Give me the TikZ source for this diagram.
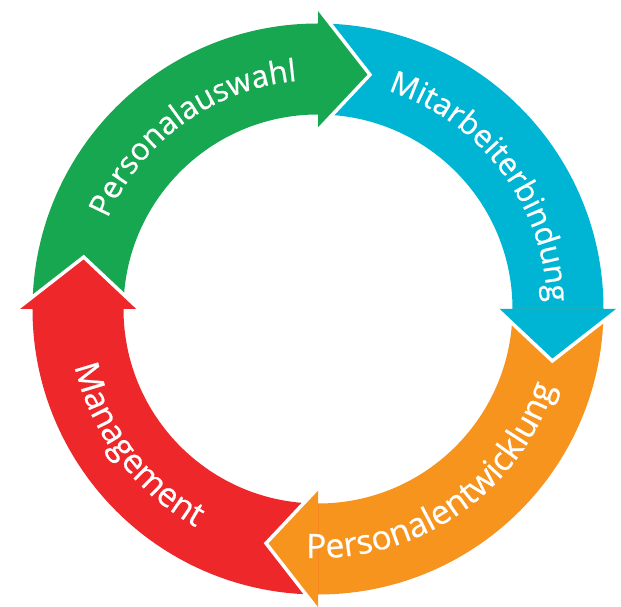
\documentclass[tikz,border=0pt]{standalone}
\usepackage{fontspec}
\setmainfont{Open Sans}
\newfontfamily\labelface{Open Sans}[FakeBold=0.6]
\usepackage{tikz}
\usetikzlibrary{decorations.text}

\definecolor{selgreen}{RGB}{23,167,81}
\definecolor{bindcyan}{RGB}{0,181,211}
\definecolor{devorange}{RGB}{247,148,30}
\definecolor{mgmtred}{RGB}{237,39,42}

\def\ringIn{194.5}
\def\ringOut{285.5}
\def\headIn{179}
\def\headOut{301}
\def\tipR{240}
\newcommand{\upperfont}{\labelface\fontsize{31pt}{31pt}\selectfont}
\newcommand{\lowerfont}{\labelface\fontsize{33.5pt}{33.5pt}\selectfont}

% body of one ring segment: colour, start angle, end angle
\newcommand{\ringpart}[3]{%
  \fill[#1] (#2:\ringIn) arc[start angle=#2, end angle=#3, radius=\ringIn]
    -- (#3:\ringOut) arc[start angle=#3, end angle=#2, radius=\ringOut] -- cycle;}
% head of one ring segment: colour, angle of its back
\newcommand{\ringhead}[2]{%
  \fill[#1] (#2:\headOut) -- ({#2-12.5}:\tipR) -- (#2:\headIn) -- cycle;
  \draw[headgap] (#2:\headOut) -- ({#2-12.5}:\tipR) -- (#2:\headIn);}

\begin{document}
\begin{tikzpicture}[x=1pt,y=1pt]

	\tikzstyle{headgap} = [draw=white, line width=3.5pt, line join=miter]
	\tikzstyle{arclabel} = [decorate, decoration={text along path,
		text align=center, text color=white}]

    \useasboundingbox (-318,-298) rectangle (303,309);
    \clip (-318,-298) rectangle (303,309);

    % Draw bodies
    \ringpart{selgreen}{180}{90}
    \ringpart{bindcyan}{90}{0}
    \ringpart{devorange}{0}{-90}
    \ringpart{mgmtred}{270}{180}

    % Draw heads
    \ringhead{selgreen}{90}
    \ringhead{bindcyan}{0}
    \ringhead{devorange}{-90}
    \ringhead{mgmtred}{180}

    % Labels
    \path [arclabel, decoration={text={|\upperfont|Personalauswahl}}]
        (166:229) arc[start angle=166, end angle=86, radius=229];
    \path [arclabel, decoration={text={|\upperfont|Mitarbeiterbindung}}]
        (82:229) arc[start angle=82, end angle=-8, radius=229];
    \path [arclabel, decoration={text={|\lowerfont|Personalentwicklung}}]
        (-102:249) arc[start angle=-102, end angle=-9, radius=249];
    \path [arclabel, decoration={text={|\lowerfont|Management}}]
        (180:250) arc[start angle=180, end angle=254, radius=250];
\end{tikzpicture}
\end{document}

------------------------------------------------------------

Restate the data above exactly, stripping out each image.

Solution to the problem:
Give me the TikZ source for this diagram.
\documentclass[tikz,border=0pt]{standalone}
\usepackage{fontspec}
\setmainfont{Open Sans}
\newfontfamily\labelface{Open Sans}[FakeBold=0.6]
\usepackage{tikz}
\usetikzlibrary{decorations.text}

\definecolor{selgreen}{RGB}{23,167,81}
\definecolor{bindcyan}{RGB}{0,181,211}
\definecolor{devorange}{RGB}{247,148,30}
\definecolor{mgmtred}{RGB}{237,39,42}

\def\ringIn{194.5}
\def\ringOut{285.5}
\def\headIn{179}
\def\headOut{301}
\def\tipR{240}
\newcommand{\upperfont}{\labelface\fontsize{31pt}{31pt}\selectfont}
\newcommand{\lowerfont}{\labelface\fontsize{33.5pt}{33.5pt}\selectfont}

% body of one ring segment: colour, start angle, end angle
\newcommand{\ringpart}[3]{%
  \fill[#1] (#2:\ringIn) arc[start angle=#2, end angle=#3, radius=\ringIn]
    -- (#3:\ringOut) arc[start angle=#3, end angle=#2, radius=\ringOut] -- cycle;}
% head of one ring segment: colour, angle of its back
\newcommand{\ringhead}[2]{%
  \fill[#1] (#2:\headOut) -- ({#2-12.5}:\tipR) -- (#2:\headIn) -- cycle;
  \draw[headgap] (#2:\headOut) -- ({#2-12.5}:\tipR) -- (#2:\headIn);}

\begin{document}
\begin{tikzpicture}[x=1pt,y=1pt]

	\tikzstyle{headgap} = [draw=white, line width=3.5pt, line join=miter]
	\tikzstyle{arclabel} = [decorate, decoration={text along path,
		text align=center, text color=white}]

    \useasboundingbox (-318,-298) rectangle (303,309);
    \clip (-318,-298) rectangle (303,309);

    % Draw bodies
    \ringpart{selgreen}{180}{90}
    \ringpart{bindcyan}{90}{0}
    \ringpart{devorange}{0}{-90}
    \ringpart{mgmtred}{270}{180}

    % Draw heads
    \ringhead{selgreen}{90}
    \ringhead{bindcyan}{0}
    \ringhead{devorange}{-90}
    \ringhead{mgmtred}{180}

    % Labels
    \path [arclabel, decoration={text={|\upperfont|Personalauswahl}}]
        (166:229) arc[start angle=166, end angle=86, radius=229];
    \path [arclabel, decoration={text={|\upperfont|Mitarbeiterbindung}}]
        (82:229) arc[start angle=82, end angle=-8, radius=229];
    \path [arclabel, decoration={text={|\lowerfont|Personalentwicklung}}]
        (-102:249) arc[start angle=-102, end angle=-9, radius=249];
    \path [arclabel, decoration={text={|\lowerfont|Management}}]
        (180:250) arc[start angle=180, end angle=254, radius=250];
\end{tikzpicture}
\end{document}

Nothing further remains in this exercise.